Molybdenum is a micronutrient that acts as cofactor for variety of enzymes promoting plant growth and biomass, one of the factors important for metal phytoextraction (Hadi et al. 2014; Kaiser et al. 2005). Different treatments of molybdenum, especially in the form of foliar spray, significantly increased Cd concentration in different parts of the plant as compared to the control plants. The reason for this increase in Cd concentration with Mo foliar spray might be the enhancement of plant growth and nutrient uptake along with Cd from the soil. Our results demonstrated higher concentration of Cd in roots of R. communis followed by leaves and stem respectively which is in agreement with the work of Citterio et al. (2003) and Linger et al. (2005) on C. sativa and Hadi et al. (2014) on P. hysterophorus. Increasing concentration of Cd in soil also increased Cd concentration in plant due to high bioavailability of Cd to plant at higher concentrations in the soil. Foliar spray of Mo at 2.00 ppm concentration most significantly increased accumulation of Cd in all parts of Ricinus communis, which might be due the significant effect of the foliar treatment on both biomass and Cd concentration in different parts of the plant. Plants grown in 25 ppm Cd-contaminated soil showed highest percentage of Cd accumulation in roots while 50 and 100 ppm polluted soil demonstrated highest Cd accumulation percentage in leaves of the plant. Cd bioconcentration in the plant was recorded at a very high level, suggesting that R. communis can be considered as a hyperaccumulator of Cd. The Mo treatments further increased Cd bioconcentration in the plant.

Correlation among different parameters

Strong correlations between total phenolics and Cd accumulation in plant roots and leaves were found, suggesting a significant role of phenolic compounds in protection of plant cells against the toxic effects of Cd ions (Ahmad et al. 2015; Khatamipour et al. 2011; Sun et al. 2007). Similarly, free proline also demonstrated positive correlations with Cd accumulation and dry biomass of the plant.

Conclusions and recommendations

R. communis is a good candidate for cadmium phytoextraction because of its fast growth, massive biomass, heavy metal tolerance and capacity for hyperaccumulation. Mo demonstrated significantly positive effect on Cd phytoextraction and on plant growth even under cadmium stress.
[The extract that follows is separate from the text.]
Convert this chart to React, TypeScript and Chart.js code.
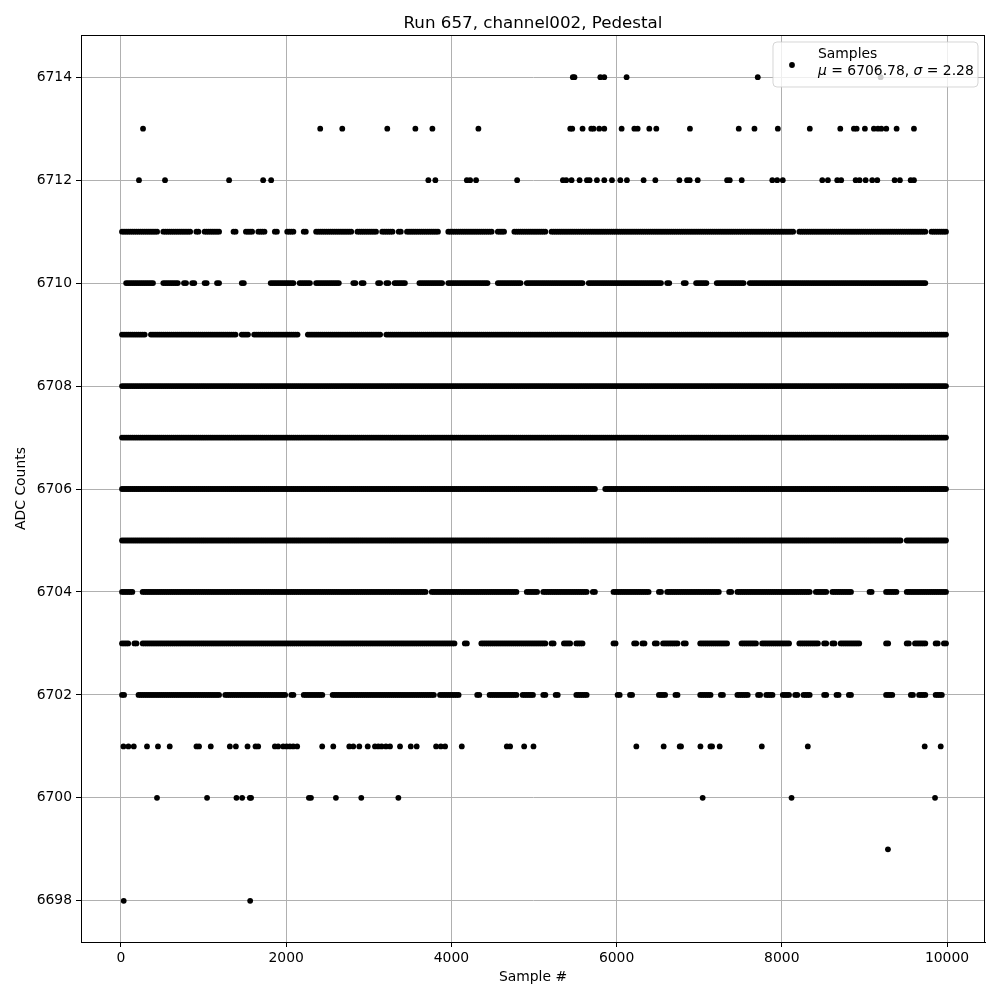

Foliar applications of Mo were found superior than seed soaking and soil addition treatments, in terms of increase in growth, phenolics, proline production and Cd phytoaccumulation. The correlation between total phenolics, dry biomass and Cd accumulation in different parts of the plant, under different treatments of Mo, was found to be statistically significant. It is recommended to further study various concentrations of Mo foliar spray to find the optimum concentration for plant growth and Cd phytoremediation. Further study to investigate the effect of molybdenum on the molecular mechanism involved in Cd phytoremediation is recommended. We are further investigating the role of molybdenum in the expression of some metal tolerance target genes.